It’s early spring 1990, and Seattle’s Paramount Theater is packed-to-the-rafters, a fact that would have put a huge smile on the face of the man whose name is on the marquee outside. But that man – L’Andrew The Love Child, Andrew Wood – is dead. This is his memorial, and the nascent rock scene percolating in America’s Pacific Northwest will never be the same again.
“The funeral was very surreal,” remembered Andrew’s best friend and flatmate Chris Cornell of Soundgarden, years later to the makers of Malfunkshun: The Andrew Wood Story. “I was happy for him, because it was packed, and they were showing films of him performing. He was a fuckin’ rock star the day he was born – it didn’t matter if he’d never sold a single record. He was the only rock star I ever met.”
Andrew Wood was born in 1966, the youngest of a troubled family whose internal ructions he tried to soothe from childhood, with his larger-than-life personality and love for entertaining. As a kid, he was equally besotted with Elton John and KISS; later, he’d later adopt an onstage persona that was all glittery top-hats, whiteface make-up and silk and satin costumes. He was 14 when he formed his first band, Malfunkshun, with older brother Kevin – the pair stayed home Easter Sunday 1980 when the rest of their family decamped to his grandmother’s, and by the time their folks had returned, they’d cooked up their first demo-tape.

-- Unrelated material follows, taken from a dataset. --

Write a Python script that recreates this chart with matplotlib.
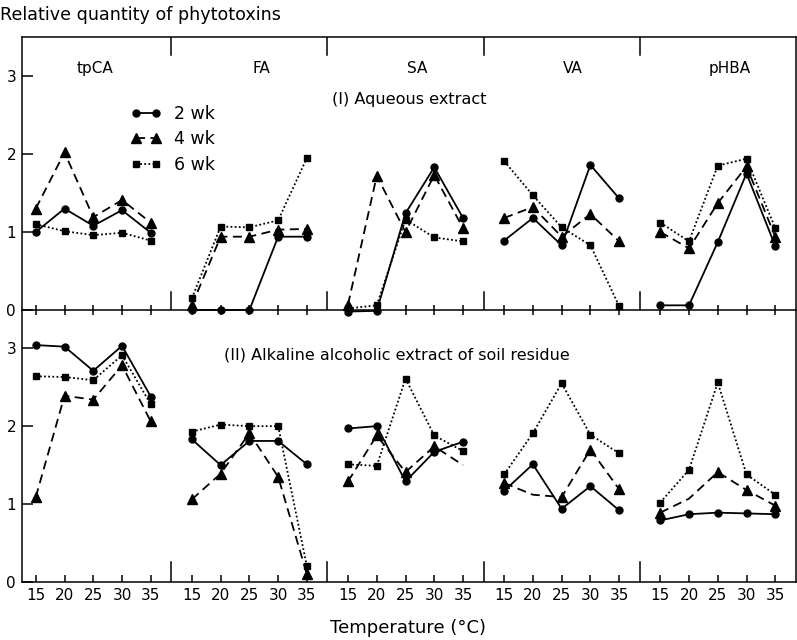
import matplotlib.pyplot as plt
from matplotlib.lines import Line2D

plt.rcParams['font.family'] = ['DejaVu Sans']

temps = [15, 20, 25, 30, 35]
acids = ["tpCA", "FA", "SA", "VA", "pHBA"]
weeks = ["2 wk", "4 wk", "6 wk"]

# (I) Aqueous extract -- one row per acid, columns = temps
aq_2wk = [[1.00, 1.30, 1.08, 1.28, 0.99],
          [0.00, 0.00, 0.00, 0.94, 0.94],
          [-0.02, -0.01, 1.24, 1.83, 1.18],
          [0.89, 1.18, 0.83, 1.86, 1.43],
          [0.06, 0.06, 0.87, 1.75, 0.82]]
aq_4wk = [[1.30, 2.02, 1.19, 1.41, 1.12],
          [0.06, 0.94, 0.94, 1.03, 1.04],
          [0.07, 1.72, 1.00, 1.73, 1.05],
          [1.18, 1.32, 0.94, 1.23, 0.88],
          [1.00, 0.79, 1.37, 1.84, 0.94]]
aq_6wk = [[1.10, 1.01, 0.96, 0.99, 0.89],
          [0.15, 1.07, 1.06, 1.15, 1.95],
          [0.02, 0.06, 1.16, 0.93, 0.88],
          [1.91, 1.47, 1.06, 0.83, 0.05],
          [1.12, 0.88, 1.85, 1.94, 1.05]]

# (II) Alkaline alcoholic extract of soil residue
alk_2wk = [[3.04, 3.02, 2.71, 3.03, 2.38],
           [1.83, 1.50, 1.81, 1.81, 1.51],
           [1.97, 2.00, 1.29, 1.67, 1.80],
           [1.17, 1.51, 0.94, 1.23, 0.92],
           [0.79, 0.87, 0.89, 0.88, 0.87]]
alk_4wk = [[1.09, 2.39, 2.34, 2.78, 2.06],
           [1.06, 1.39, 1.91, 1.35, 0.10],
           [1.29, 1.88, 1.41, 1.74, 1.50],
           [1.27, 1.12, 1.09, 1.70, 1.19],
           [0.89, 1.07, 1.41, 1.18, 0.98]]
alk_6wk = [[2.64, 2.63, 2.59, 2.91, 2.28],
           [1.93, 2.02, 2.00, 2.00, 0.20],
           [1.51, 1.49, 2.61, 1.88, 1.68],
           [1.38, 1.91, 2.55, 1.89, 1.65],
           [1.02, 1.44, 2.56, 1.38, 1.12]]

# points where the printed figure shows the line but no marker
alk_4wk_nomark = {2: [4], 3: [1], 4: [1]}

gap = 5.43
styles = {
    "2 wk": dict(ls='-', marker='o', ms=5),
    "4 wk": dict(ls=(0, (5, 3)), marker='^', ms=7),
    "6 wk": dict(ls=(0, (1, 1.3)), marker='s', ms=5),
}


def xpos(g):
    return [g * gap + (t - 15) / 5 for t in temps]


fig = plt.figure(figsize=(7.97, 6.40), dpi=100)
ax1 = fig.add_axes([0.0272, 0.5156, 0.9715, 0.4266])
ax2 = fig.add_axes([0.0272, 0.0906, 0.9715, 0.4250])
for ax in (ax1, ax2):
    ax.patch.set_visible(False)

panels = [(ax1, [aq_2wk, aq_4wk, aq_6wk], {}),
          (ax2, [alk_2wk, alk_4wk, alk_6wk], {"4 wk": alk_4wk_nomark})]

for ax, series, nomark in panels:
    for wk, data in zip(weeks, series):
        st = styles[wk]
        for g in range(len(acids)):
            skip = nomark.get(wk, {}).get(g, [])
            keep = [i for i in range(len(temps)) if i not in skip]
            ax.plot(xpos(g), data[g], color='black', lw=1.3, ls=st['ls'],
                    marker=st['marker'], ms=st['ms'], markevery=keep,
                    clip_on=False, zorder=3)
    ax.set_xlim(-0.49, 26.44)
    ax.set_yticks([0, 1, 2, 3])
    ax.tick_params(axis='y', direction='in', length=8, width=1.1,
                   labelsize=11, pad=4)
    for s in ax.spines.values():
        s.set_linewidth(1.1)
ax1.set_ylim(0, 3.5)
ax2.set_ylim(0, 3.49)

xt = [x for g in range(len(acids)) for x in xpos(g)]
for ax in (ax1, ax2):
    ax.set_xticks(xt)
ax1.tick_params(axis='x', direction='inout', length=7, width=1.1,
                labelbottom=False)
ax2.tick_params(axis='x', direction='in', length=5, width=1.1, labelsize=11,
                pad=4)
ax2.set_xticklabels([str(t) for _ in acids for t in temps])
ax2.spines['top'].set_visible(False)

# group separators
for g in range(1, len(acids)):
    xs = g * gap - (gap - 4) / 2
    ax1.axvline(xs, ymin=0, ymax=0.065, color='black', lw=1.1)
    ax1.axvline(xs, ymin=0.935, ymax=1, color='black', lw=1.1)
    ax2.axvline(xs, ymin=0, ymax=0.075, color='black', lw=1.1)

for g, name in enumerate(acids):
    ax1.text(g * gap + 2 + (0.06 if g == 0 else 0.4), 0.883, name,
             transform=ax1.get_xaxis_transform(), ha='center', va='center',
             fontsize=11)

ax1.text(0.5, 0.77, "(I) Aqueous extract", transform=ax1.transAxes,
         ha='center', va='center', fontsize=11.6)
ax2.text(0.485, 0.835, "(II) Alkaline alcoholic extract of soil residue",
         transform=ax2.transAxes, ha='center', va='center', fontsize=11.5)

handles = [Line2D([], [], color='black', lw=1.3, ls=styles[w]['ls'],
                  marker=styles[w]['marker'], ms=styles[w]['ms']) for w in weeks]
ax1.legend(handles, weeks, loc='upper left', bbox_to_anchor=(0.13, 0.784),
           frameon=False, numpoints=2, handlelength=1.75, handletextpad=0.7,
           labelspacing=0.45, borderpad=0, fontsize=12.5)

fig.text(0.0, 0.976, "Relative quantity of phytotoxins", ha='left',
         va='center', fontsize=12.6)
fig.text(0.512, 0.019, "Temperature (\u00b0C)", ha='center', va='center',
         fontsize=13)

fig.savefig("out.png", dpi=100)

By the mid-’80s, Malfunkshun were fusing punk and metal with precocious suavity, unafraid to drop ludicrous guitar solos among the punk riffage. Andrew, meanwhile, gave all his wild frontman ambitions flight, equal parts Marc Bolan, Freddie Mercury, Prince and Gene Simmons. He renamed himself L’Andrew The Love Child, inspired by an episode of the original ’60s Star Trek TV series; brother Kevin would become Kevin Stein, while drummer Regan Hagar became Thundarr.